Written by the Lifeline’s Yui. S.
What is PTSD?
Post Traumatic Stress Disorder (PTSD) is a common mental health condition that will likely appear after exposure to any traumatic event, it could co-exist with other mental disorders and substance use disorders. The symptoms of PTSD can include flashbacks, nightmares, intrusive thoughts, avoidance behavior, heightened anxiety, and irritability. These symptoms can persist for months or years and can have a significant impact on an individual’s daily life, relationships, and overall well-being. According to related research, around 70% of people will experience trauma at least once in their lifetime, and about 20% of them will develop PTSD.
What is Post Traumatic Stress Disorder Awareness Month?

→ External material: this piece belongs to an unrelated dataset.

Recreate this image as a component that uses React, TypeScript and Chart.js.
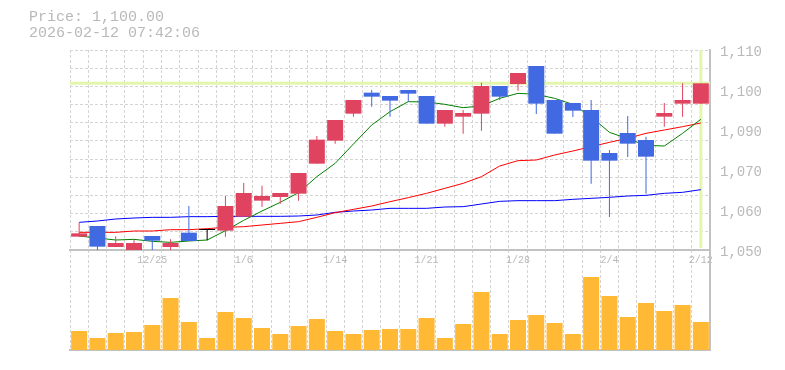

June is Post Traumatic Stress Disorder awareness month. Post Traumatic Stress Disorder Awareness Month is set with the goal of raising awareness of PTSD and spreading support to people who are suffering from PTSD. It also provides an opportunity to honor and support those who have served in the military and first responders who have experienced trauma in the line of duty. However, traumatic events are not limited to single instances, nor are they the sole result of warfare, disasters, or emergencies. In fact, “trauma” can develop from one event, a series of events, or the persistence of an intolerably stressful situation. Anyone exposed to horror, the feeling of helplessness, being seriously injured, or feeling threatened by serious injury or even death may develop PTSD. Everyone with PTSD, whether they are adults or youngsters, veterans or citizens, deserves to be seen and understood by others, they also need to know the importance of proper treatment.
What can we do?
We can be supportive of individuals, families, and communities affected by PTSD. PTSD is a serious mental health condition, but with proper diagnosis and treatment, it is possible to manage its symptoms and live a fulfilling life. Letting people suffering from PTSD know the importance of proper treatment and realization could help them to improve their life quality as soon as possible. At the same time, we could also elevate the awareness. Spreading the related information to others could establish an objective understanding of PTSD and reduce the stigma that comes with PTSD survivors. By promoting education and understanding about PTSD, we can help break down the stigma surrounding mental health and encourage individuals to seek help without fear of judgment. We need to keep in mind that PTSD can impact anyone, regardless of their background or experiences, and they need to be understood and supported.